Kötü oldum, boğazımı düğümledi belki de çoğunun es geçeceği, "adam sen de" diyeceği "sıradan" olay.

Adam ben de! Haklısınız, o pırıl pırıl yüzlü, aydınlık çocuk da kararacak, karartılacak çoğu gibi: Hep birlikte, "adam sen de" demeyi alışkanlığa dönüştürmüş, düşünmeden yaşamayı fazlaca sevmiş, görevinden ve geleceğine dair sorumluluklarından çoktan vazgeçmiş gibi görünen bir toplumun içinde ve anne eliyle.

Ne çok bir arada kullandım değil mi, anne ve babayı: Ömür pahasına, düşe kalka, gelecek nesle sağlıklı, mutlu, topluma değer katan, güzellikler üreten, hayat emanetinizi verseniz dahi "güzel işler defterinizi" sizin adınıza doldurmaya devam eden çocukların ve toplumun anne-baba üzerinde büyük hakkı vardır. Bu makamı bu denli değerli kılan, altına girilmiş olunan bu büyük sorumluluktur. Canla başla yapılması gereken, bireyin varlığının taçlandığı bu yüce yolculuğu hakkını vererek yapmaya çalışmak varken, anne-babay(-mış) gibi yapan gulyabaniler, cicili elbiseler, sükseli hediyeler, gezmeler tozmalar, istemeden almalar, özel kolejlere göndermelerle ne çocuklarını kandırabilirler ne de bu topluma verdikleri zararın vebalinden kurtulabilirler.
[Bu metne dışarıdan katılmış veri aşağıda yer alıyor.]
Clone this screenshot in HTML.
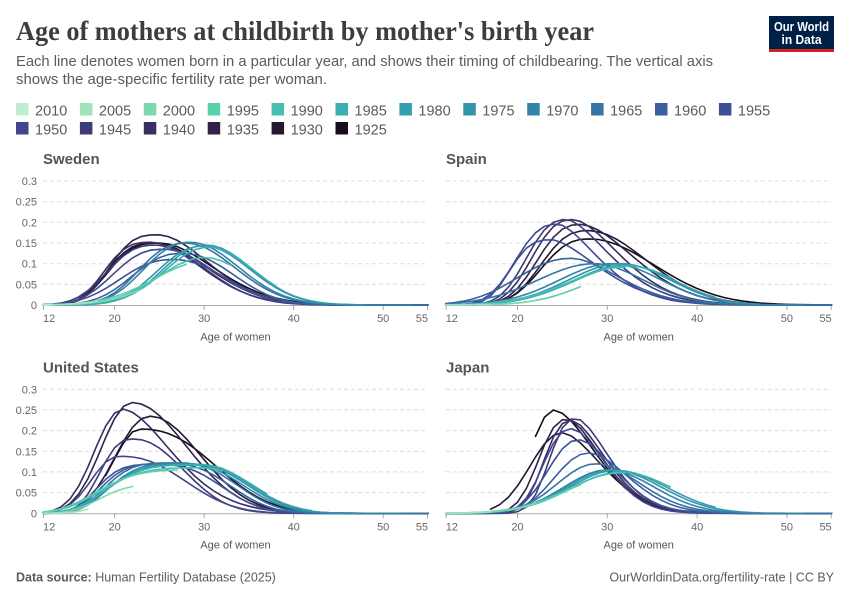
<!DOCTYPE html>
<html><head><meta charset="utf-8">
<style>
html,body{margin:0;padding:0;background:#fff;}
svg{display:block;font-family:"Liberation Sans",sans-serif;}
</style></head><body>
<svg width="850" height="600" viewBox="0 0 850 600" xmlns="http://www.w3.org/2000/svg">
<rect width="850" height="600" fill="#fff"/>
<!-- Header -->
<text x="16" y="40" style="font-family:'Liberation Serif',serif;font-weight:bold" font-size="27" fill="#3d3d3d" textLength="578" lengthAdjust="spacingAndGlyphs">Age of mothers at childbirth by mother's birth year</text>
<text x="16" y="66" font-size="14.5" fill="#5b5b5b" textLength="697" lengthAdjust="spacingAndGlyphs">Each line denotes women born in a particular year, and shows their timing of childbearing. The vertical axis</text>
<text x="16" y="84" font-size="14.5" fill="#5b5b5b" textLength="311" lengthAdjust="spacingAndGlyphs">shows the age-specific fertility rate per woman.</text>
<rect x="769" y="16" width="65" height="36" fill="#002147"/>
<rect x="769" y="49" width="65" height="3" fill="#ce261e"/>
<text x="801.5" y="31" font-size="12.5" font-weight="bold" fill="#fff" text-anchor="middle" textLength="55" lengthAdjust="spacingAndGlyphs">Our World</text>
<text x="801.5" y="44" font-size="12.5" font-weight="bold" fill="#fff" text-anchor="middle" textLength="40" lengthAdjust="spacingAndGlyphs">in Data</text>

<!-- Legend -->
<g font-size="14.5" fill="#5b5b5b">
<rect x="16" y="103" width="12.5" height="12.5" fill="#c1ecd1"/><text x="35" y="115.5">2010</text>
<rect x="79.9" y="103" width="12.5" height="12.5" fill="#a3e3bc"/><text x="98.9" y="115.5">2005</text>
<rect x="143.8" y="103" width="12.5" height="12.5" fill="#7fd8ad"/><text x="162.8" y="115.5">2000</text>
<rect x="207.7" y="103" width="12.5" height="12.5" fill="#5ccfab"/><text x="226.7" y="115.5">1995</text>
<rect x="271.6" y="103" width="12.5" height="12.5" fill="#45c0b0"/><text x="290.6" y="115.5">1990</text>
<rect x="335.5" y="103" width="12.5" height="12.5" fill="#3aafb1"/><text x="354.5" y="115.5">1985</text>
<rect x="399.4" y="103" width="12.5" height="12.5" fill="#349fae"/><text x="418.4" y="115.5">1980</text>
<rect x="463.3" y="103" width="12.5" height="12.5" fill="#3394ab"/><text x="482.3" y="115.5">1975</text>
<rect x="527.2" y="103" width="12.5" height="12.5" fill="#3384a7"/><text x="546.2" y="115.5">1970</text>
<rect x="591.1" y="103" width="12.5" height="12.5" fill="#3574a3"/><text x="610.1" y="115.5">1965</text>
<rect x="655" y="103" width="12.5" height="12.5" fill="#39619e"/><text x="674" y="115.5">1960</text>
<rect x="718.9" y="103" width="12.5" height="12.5" fill="#3d4f97"/><text x="737.9" y="115.5">1955</text>
<rect x="16" y="122" width="12.5" height="12.5" fill="#40468f"/><text x="35" y="134.5">1950</text>
<rect x="79.9" y="122" width="12.5" height="12.5" fill="#3f3a79"/><text x="98.9" y="134.5">1945</text>
<rect x="143.8" y="122" width="12.5" height="12.5" fill="#3a2d61"/><text x="162.8" y="134.5">1940</text>
<rect x="207.7" y="122" width="12.5" height="12.5" fill="#30224a"/><text x="226.7" y="134.5">1935</text>
<rect x="271.6" y="122" width="12.5" height="12.5" fill="#241833"/><text x="290.6" y="134.5">1930</text>
<rect x="335.5" y="122" width="12.5" height="12.5" fill="#170d18"/><text x="354.5" y="134.5">1925</text>
</g>

<!-- Panel titles -->
<g font-size="15" font-weight="bold" fill="#555">
<text x="43" y="164">Sweden</text>
<text x="446" y="164">Spain</text>
<text x="43" y="372.5">United States</text>
<text x="446" y="372.5">Japan</text>
</g>

<!-- Gridlines -->
<g stroke="#dcdcdc" stroke-width="1" stroke-dasharray="4 3">
<path d="M43 284.3H428M43 263.7H428M43 243H428M43 222.3H428M43 201.7H428M43 181H428"/>
<path d="M445.7 284.3H831.7M445.7 263.7H831.7M445.7 243H831.7M445.7 222.3H831.7M445.7 201.7H831.7M445.7 181H831.7"/>
<path d="M43 492.6H428M43 471.9H428M43 451.3H428M43 430.6H428M43 409.9H428M43 389.3H428"/>
<path d="M445.7 492.6H831.7M445.7 471.9H831.7M445.7 451.3H831.7M445.7 430.6H831.7M445.7 409.9H831.7M445.7 389.3H831.7"/>
</g>

<!-- Axes lines and ticks -->
<g stroke="#aaa" stroke-width="1" fill="none">
<path d="M43 305.5H428M445.7 305.5H831.7M43 513.8H428M445.7 513.8H831.7"/>
<path d="M43.5 305V310M114.6 305V310M204.2 305V310M293.7 305V310M383.2 305V310M427.5 305V310"/>
<path d="M446.2 305V310M517.5 305V310M607.3 305V310M697.1 305V310M786.9 305V310M831.2 305V310"/>
<path d="M43.5 513.3V518.3M114.6 513.3V518.3M204.2 513.3V518.3M293.7 513.3V518.3M383.2 513.3V518.3M427.5 513.3V518.3"/>
<path d="M446.2 513.3V518.3M517.5 513.3V518.3M607.3 513.3V518.3M697.1 513.3V518.3M786.9 513.3V518.3M831.2 513.3V518.3"/>
</g>

<!-- Y labels -->
<g font-size="11" fill="#666" text-anchor="end">
<text x="37" y="185">0.3</text><text x="37" y="205.7">0.25</text><text x="37" y="226.3">0.2</text><text x="37" y="247">0.15</text><text x="37" y="267.7">0.1</text><text x="37" y="288.3">0.05</text><text x="37" y="309">0</text>
<text x="37" y="393.3">0.3</text><text x="37" y="413.9">0.25</text><text x="37" y="434.6">0.2</text><text x="37" y="455.3">0.15</text><text x="37" y="475.9">0.1</text><text x="37" y="496.6">0.05</text><text x="37" y="517.3">0</text>
</g>

<!-- X labels -->
<g font-size="11" fill="#666" text-anchor="middle">
<text x="43" y="322" text-anchor="start">12</text><text x="114.6" y="322">20</text><text x="204.2" y="322">30</text><text x="293.7" y="322">40</text><text x="383.2" y="322">50</text><text x="428" y="322" text-anchor="end">55</text>
<text x="445.7" y="322" text-anchor="start">12</text><text x="517.5" y="322">20</text><text x="607.3" y="322">30</text><text x="697.1" y="322">40</text><text x="786.9" y="322">50</text><text x="831.7" y="322" text-anchor="end">55</text>
<text x="43" y="530.5" text-anchor="start">12</text><text x="114.6" y="530.5">20</text><text x="204.2" y="530.5">30</text><text x="293.7" y="530.5">40</text><text x="383.2" y="530.5">50</text><text x="428" y="530.5" text-anchor="end">55</text>
<text x="445.7" y="530.5" text-anchor="start">12</text><text x="517.5" y="530.5">20</text><text x="607.3" y="530.5">30</text><text x="697.1" y="530.5">40</text><text x="786.9" y="530.5">50</text><text x="831.7" y="530.5" text-anchor="end">55</text>
</g>
<g font-size="11" fill="#555" text-anchor="middle">
<text x="235.5" y="340.5">Age of women</text>
<text x="638.7" y="340.5">Age of women</text>
<text x="235.5" y="548.5">Age of women</text>
<text x="638.7" y="548.5">Age of women</text>
</g>

<!-- Series groups -->
<g id="sw"></g><g id="sp"></g><g id="us"></g><g id="jp"></g>

<!-- Footer -->
<text x="16" y="581.5" font-size="12.5" fill="#5b5b5b"><tspan font-weight="bold">Data source:</tspan> Human Fertility Database (2025)</text>
<text x="834" y="581.5" font-size="12.5" fill="#5b5b5b" text-anchor="end">OurWorldinData.org/fertility-rate | CC BY</text>
</svg>
<script>
(function(){
var NS='http://www.w3.org/2000/svg';
var cols={2010:'#c1ecd1',2005:'#a3e3bc',2000:'#7fd8ad',1995:'#5ccfab',1990:'#45c0b0',1985:'#3aafb1',1980:'#349fae',1975:'#3394ab',1970:'#3384a7',1965:'#3574a3',1960:'#39619e',1955:'#3d4f97',1950:'#40468f',1945:'#3f3a79',1940:'#3a2d61',1935:'#30224a',1930:'#241833',1925:'#170d18'};
var order=[1925,1930,1935,1940,1945,1950,1955,1960,1965,1970,1975,1980,1985,1990,1995,2000,2005,2010];
var P=[
{g:'sw',x0:43,x1:428,y0:305,last:2023,d:{
2010:[30,0.1,5,2,5,2],2005:[30,0.1,5.5,2,5,2],2000:[31,0.11,5.5,2,5,2],1995:[30,0.105,5.5,2,5,2],
1990:[30,0.115,5,2,5,2],1985:[30.5,0.14,4.8,2.1,5,2],1980:[30.3,0.145,4.8,2.2,5,2],1975:[30,0.143,5,2.3,5.1,2],
1970:[28.5,0.152,5,2.4,5.3,2],1965:[28,0.15,5,2.5,5.4,2],1960:[27.5,0.125,5.2,2.4,5.6,2.2],1955:[26.5,0.11,5.6,2.4,5.8,2.2],
1950:[25.5,0.135,5.3,2.6,5.6,2],1945:[24.5,0.145,5,2.6,5.6,2],1940:[24,0.152,4.8,3,5.6,1.9],1935:[24.8,0.17,5,3,5.6,1.9],
1930:[24.5,0.15,5,3,5.8,1.9],1925:[25,0.15,5.3,3,6,1.9]}},
{g:'sp',x0:445.7,x1:831.7,y0:305,last:2022,d:{
2005:[33,0.08,5.5,2,5,2],2000:[33,0.08,5.5,2,5,2],1995:[33,0.08,5.5,2,5,2],1990:[32,0.092,6.2,2,5.5,2],
1985:[32.3,0.095,6,2,5.5,2],1980:[32,0.097,5.8,2,5.5,2],1975:[31.5,0.1,5.8,2,5.5,2],1970:[30.5,0.1,5.8,2,5.5,2],
1965:[28.5,0.1,6.2,2,5.5,2],1960:[26,0.113,5.8,2.2,5.2,1.8],1955:[23.8,0.158,4.3,3,5,1.6],1950:[24.5,0.196,4.4,2.6,4.3,1.6],
1945:[25.5,0.207,4.2,2.6,4.6,1.6],1940:[26.2,0.207,4.3,2.6,5,1.7],1935:[27,0.195,4.5,2.6,5.8,1.8],
1930:[27.8,0.18,4.8,2.6,6.5,2],1925:[28,0.16,5,2.6,7.2,2]}},
{g:'us',x0:43,x1:428,y0:513.3,last:2022,d:{
2005:[28,0.06,8,4,5,2],2000:[27,0.07,8,4,5,2],1995:[30,0.105,11,4,5,2],1990:[30,0.11,10.5,3.8,5.2,2],
1985:[30,0.117,10,4,5.2,2],1980:[29.5,0.118,9.5,4,5.4,2.1],1975:[29,0.118,9,4,5.6,2.2],1970:[28,0.12,8,4,6,2.3],
1965:[27,0.122,7.5,4,6.3,2.5],1960:[26,0.12,7,4,6.5,2.6],1955:[25,0.118,6.5,4,6.5,2.6],1950:[20.5,0.138,3,2.2,7,2.4],
1945:[22,0.18,3.4,2.6,5.5,2.2],1940:[21,0.252,3.2,2.2,5.2,1.7],1935:[22,0.268,3.4,2.2,6,2],
1930:[24,0.235,3.8,2.2,5.5,2],1925:[22.8,0.204,3,2,8,2.4,19]}},
{g:'jp',x0:445.7,x1:831.7,y0:513.3,last:2022,d:{
2005:[31,0.09,5.5,2,5,2],2000:[31,0.09,5.5,2,5,2],1995:[31,0.09,5.5,2,5,2],1990:[31.5,0.098,5.8,2,5.8,2],
1985:[31.5,0.1,5.5,2,5.8,2],1980:[31,0.104,5.2,2,5.6,2],1975:[30.5,0.105,5,2,5.5,2],1970:[30,0.105,4.8,2,5.2,2],
1965:[28.8,0.12,4.3,2.1,4.8,1.9],1960:[28,0.146,3.8,2.2,4.3,1.8],1955:[26.8,0.178,3.3,2.2,4,1.8],1950:[26,0.205,3,2.4,3.7,1.8],
1945:[26.5,0.23,2.8,2.5,3.6,1.7],1940:[26,0.225,2.9,2.5,3.7,1.7],1935:[25.5,0.228,3,2.4,3.8,1.7],
1930:[25,0.195,3.5,2.16,4.3,1.7,17],1925:[24,0.25,2.6,2,4.5,1.8,22]}}
];
P.forEach(function(p){
  var g=document.getElementById(p.g);var k=(p.x1-p.x0)/43;
  order.forEach(function(c){
    var q=p.d[c]||[30,0.1,5,2,5,2];var st=q[6]||12;var en=Math.min(55,p.last-c);
    if(en<=st)return;
    var s='';
    for(var a=st;a<=en;a++){
      var d=a-q[0];
      var r=d<0?Math.exp(-0.5*Math.pow(-d/q[2],q[3])):Math.exp(-0.5*Math.pow(d/q[4],q[5]));
      var v=q[1]*r;
      s+=(a==st?'M':'L')+(p.x0+(a-12)*k).toFixed(1)+' '+(p.y0-v*413.3).toFixed(1);
    }
    var e=document.createElementNS(NS,'path');
    e.setAttribute('d',s);e.setAttribute('stroke',cols[c]);e.setAttribute('fill','none');
    e.setAttribute('stroke-width','1.6');e.setAttribute('stroke-linejoin','round');e.setAttribute('stroke-linecap','round');
    g.appendChild(e);
  });
});
})();
</script>
</body></html>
Gulyabani fazla kaçtı, ağır geldi diye düşünmeyin hiç. Az bile söyledim. Ağır olsunki, onlara, onları hazırlıksız evliliğe iten onların ailelerine ve onların da ailelerine, hepsine göz yuman topluma, aileyi korumakla ilgili anayasal görevlerini bir kısım tüccar çok kazanacak diye bozuk para  gibi harcattıran, kitlesel bir eğitim aracı olabilecekken özellikle dizileriyle salgın hastalıkların vatandaşlarına bulaşmasına sessiz kalan develete kadar herkese ibret olsun.

Annelik ve babalık çürürse toplum çürür. Aile korunmazsa toplum yıkılır. Şuur, bilinç olmazsa yaşam sadece biyoloji kitaplarında anlatılır. İnsan olmak ise bir başka bahara kalır.